Tunisia: ‘Menu Ramadanesque’ and other delights
Ahead of iftar, when the day’s fast ends during the Muslim holy month of Ramadan, the streets are deathly quiet.
In the Tunis Medina (see photographs), there’s hardly anyone abroad. Those same venues will be heaving by 9 pm.
In the supermarkets, they start making the zalabiya, the deep-fried syrup-soaked sweets that are faintly reminiscent of the Indian jalebi.
In restaurant kitchens, everyone is putting together the Menu Ramadanesque. It’s is a pretty homogenous thing in Tunisia and is clearly meant to cater to people who have abstained from food and drink all day. Generally, it consists of the following and at some of the better restaurants prices range from 44 – 70 dinars (roughly $20 – 33):
Dates: Stuffed with pistachio etc.
Soup: generally chorba poisson, heavy with cumin and spiked with red pepper
Salad Tunisienne: a cooling dish of cubed cucumber, tomato and onion.
Brik: the Tunisian version of Turkey’s borek is generally a tuna or egg-filled deep-fried savoury pastry parcel.

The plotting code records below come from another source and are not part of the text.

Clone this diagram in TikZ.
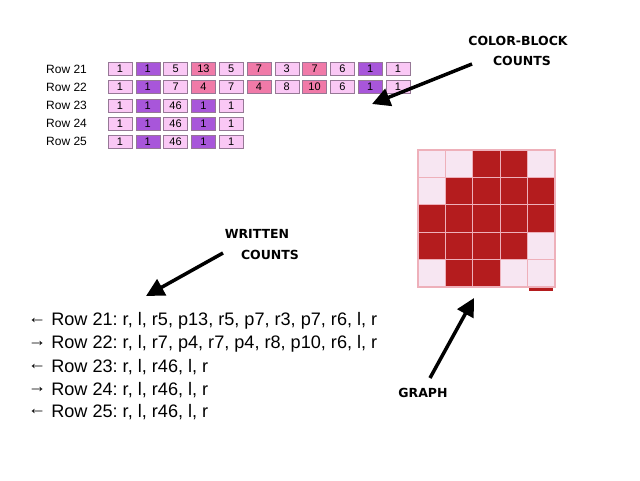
\documentclass[tikz,border=0pt]{standalone}
\usepackage{fontspec}
\setmainfont{Liberation Sans}
\newfontfamily\labelfont{DejaVu Sans}
\usetikzlibrary{arrows.meta}
\definecolor{cL}{RGB}{250,200,245}
\definecolor{cP}{RGB}{168,86,218}
\definecolor{cK}{RGB}{240,122,168}
\definecolor{cellline}{RGB}{150,120,150}
\definecolor{gL}{RGB}{247,230,242}
\definecolor{gR}{RGB}{180,28,30}
\definecolor{gline}{RGB}{238,176,186}
\newcommand{\la}{\raisebox{2.5pt}{←}}
\newcommand{\ra}{\raisebox{2.5pt}{→}}
\tikzset{
  cellbox/.style={draw=cellline,line width=0.5pt,minimum width=24pt,minimum height=13pt,inner sep=0pt,font=\fontsize{11}{11}\selectfont},
  rowlab/.style={anchor=west,inner sep=0pt,font=\fontsize{12}{12}\selectfont},
  gcell/.style={draw=gline,line width=1.2pt,minimum size=27.4pt,inner sep=0pt},
  callout/.style={font=\labelfont\bfseries\fontsize{12.5}{12.5}\selectfont,inner sep=0pt},
  bigarrow/.style={line width=3.5pt,-{Triangle[length=18pt,width=18pt]}},
  countline/.style={anchor=west,inner sep=0pt,font=\fontsize{18.1}{18.1}\selectfont\frenchspacing}
}
\begin{document}
\begin{tikzpicture}[x=1pt,y=-1pt]
\useasboundingbox[fill=white] (0,0) rectangle (640,480);
% colour-block table
\foreach \r/\lab/\data in {0/21/{1/L,1/P,5/L,13/K,5/L,7/K,3/L,7/K,6/L,1/P,1/L},
                           1/22/{1/L,1/P,7/L,4/K,7/L,4/K,8/L,10/K,6/L,1/P,1/L},
                           2/23/{1/L,1/P,46/L,1/P,1/L},
                           3/24/{1/L,1/P,46/L,1/P,1/L},
                           4/25/{1/L,1/P,46/L,1/P,1/L}}{
  \node[rowlab] (lab\lab) at (46,{69+\r*18.2}) {Row \lab};
  \foreach \v/\c [count=\i from 0] in \data {
    \node[cellbox,fill=c\c] (t\lab-\i) at ({120+\i*27.8},{69+\r*18.2}) {\v};
  }
}
% graph
\foreach \row [count=\r from 0] in {{L,L,R,R,L},{L,R,R,R,R},{R,R,R,R,R},{R,R,R,R,L},{L,R,R,L,L}}{
  \foreach \c [count=\i from 0] in \row {
    \node[gcell,fill=g\c] (g\r-\i) at ({431.7+\i*27.4},{163.7+\r*27.4}) {};
  }
}
\fill[gR] (528.5,287.5) rectangle (553,290.5);
% written counts
\node[countline] (w21) at (28,321) {\la{} Row 21: r, l, r5, p13, r5, p7, r3, p7, r6, l, r};
\node[countline] (w22) at (28,344) {\ra{} Row 22: r, l, r7, p4, r7, p4, r8, p10, r6, l, r};
\node[countline] (w23) at (28,367) {\la{} Row 23: r, l, r46, l, r};
\node[countline] (w24) at (28,390) {\ra{} Row 24: r, l, r46, l, r};
\node[countline] (w25) at (28,412) {\la{} Row 25: r, l, r46, l, r};
% callouts
\node[callout] (cb1) at (518,41) {COLOR-BLOCK};
\node[callout] (cb2) at (522,61) {COUNTS};
\node[callout] (wr1) at (257,234) {WRITTEN};
\node[callout] (wr2) at (270,255) {COUNTS};
\node[callout] (gr) at (423,393) {GRAPH};
\coordinate (cbtail) at (472,64);
\coordinate (cbtip) at (372,104);
\coordinate (wrtail) at (223,253);
\coordinate (wrtip) at (146,296);
\coordinate (grtail) at (430,378);
\coordinate (grtip) at (474,298);
\draw[bigarrow] (cbtail) -- (cbtip);
\draw[bigarrow] (wrtail) -- (wrtip);
\draw[bigarrow] (grtail) -- (grtip);
\end{tikzpicture}
\end{document}
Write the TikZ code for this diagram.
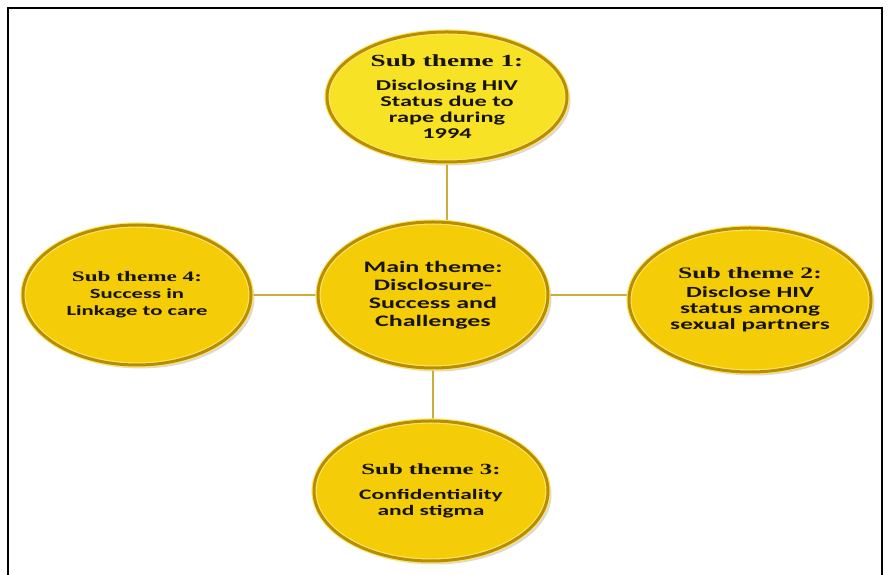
\documentclass[tikz,border=0pt]{standalone}
\usepackage{fontspec}
\usepackage{xcolor}
\usetikzlibrary{shapes.geometric, shadows, backgrounds}

\newfontfamily\bodyfont[FakeStretch=1.62]{Carlito}
\newfontfamily\headfont[FakeStretch=1.6]{Liberation Serif}

\definecolor{themefill}{HTML}{F4CC08}
\definecolor{topfill}{HTML}{F8E226}
\definecolor{rimdark}{HTML}{B88C04}
\definecolor{rimlight}{HTML}{FCE760}
\definecolor{linkgold}{HTML}{C9AE3C}
\definecolor{textdark}{HTML}{171400}

\begin{document}
\begin{tikzpicture}[
  x=1pt, y=1pt,
  theme/.style={ellipse, draw=rimlight, line width=1.1pt, double=rimdark,
                double distance=3pt, fill=themefill, inner sep=0pt,
                align=center, text=textdark,
                drop shadow={shadow xshift=3.5pt, shadow yshift=-3.5pt, opacity=0.3}},
  link/.style={draw=linkgold, line width=1.4pt},
  frame/.style={draw=black, line width=2pt}
]

\useasboundingbox (0,0) rectangle (889,575);

% ----- outer frame -----
\draw[frame] (8,0) -- (8,567) -- (882,567) -- (882,0);

% ----- main theme -----
\node[theme, minimum width=230pt, minimum height=146pt,
      font=\bodyfont\bfseries\fontsize{16}{18}\selectfont] (main) at (433,280)
  {Main theme:\\ Disclosure-\\ Success and\\ Challenges};

% ----- sub themes -----
\node[theme, fill=topfill, minimum width=240pt, minimum height=130pt,
      font=\bodyfont\bfseries\fontsize{15}{16.3}\selectfont] (st1) at (447,478)
  {{\headfont\bfseries\fontsize{17}{17}\selectfont Sub theme 1:}\\[7pt]
   Disclosing HIV\\ Status due to\\ rape during\\ 1994};

\node[theme, minimum width=242pt, minimum height=144pt,
      font=\bodyfont\bfseries\fontsize{15.5}{16}\selectfont] (st2) at (750,275)
  {{\headfont\bfseries\fontsize{16}{16}\selectfont Sub theme 2:}\\[3pt]
   Disclose HIV\\ status among\\ sexual partners};

\node[theme, minimum width=234pt, minimum height=140pt,
      font=\bodyfont\bfseries\fontsize{14.5}{16.5}\selectfont] (st3) at (431,84)
  {{\headfont\bfseries\fontsize{15.5}{15.5}\selectfont Sub theme 3:}\\[8pt]
   Confidentiality\\ and stigma};

\node[theme, minimum width=228pt, minimum height=140pt,
      font=\bodyfont\bfseries\fontsize{14}{17}\selectfont] (st4) at (137,280)
  {{\headfont\bfseries\fontsize{14.5}{14.5}\selectfont Sub theme 4:}\\
   Success in\\ Linkage to care};

% ----- connectors -----
\begin{scope}[on background layer]
\draw[link] (st1.center) -- (st1.center |- main.center);
\draw[link] (main.center) -- (main.center |- st3.center);
\draw[link] (st4.center) -- (main.center);
\draw[link] (main.center) -- (main.center -| st2.center);
\end{scope}

\end{tikzpicture}
\end{document}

Tunisian Lamb/ Fish or Pasta: The pasta could be lasagna, Bolognese or with octopus. The fish could be grilled Dorad. The lamb would be a great big piece on the bone, simmered in a tomato-ey stew with chickpeas.
Bread: sliced baguette and/or pain libanais, a flat round fried bread that looks like a white-flour version of the Indian paratha.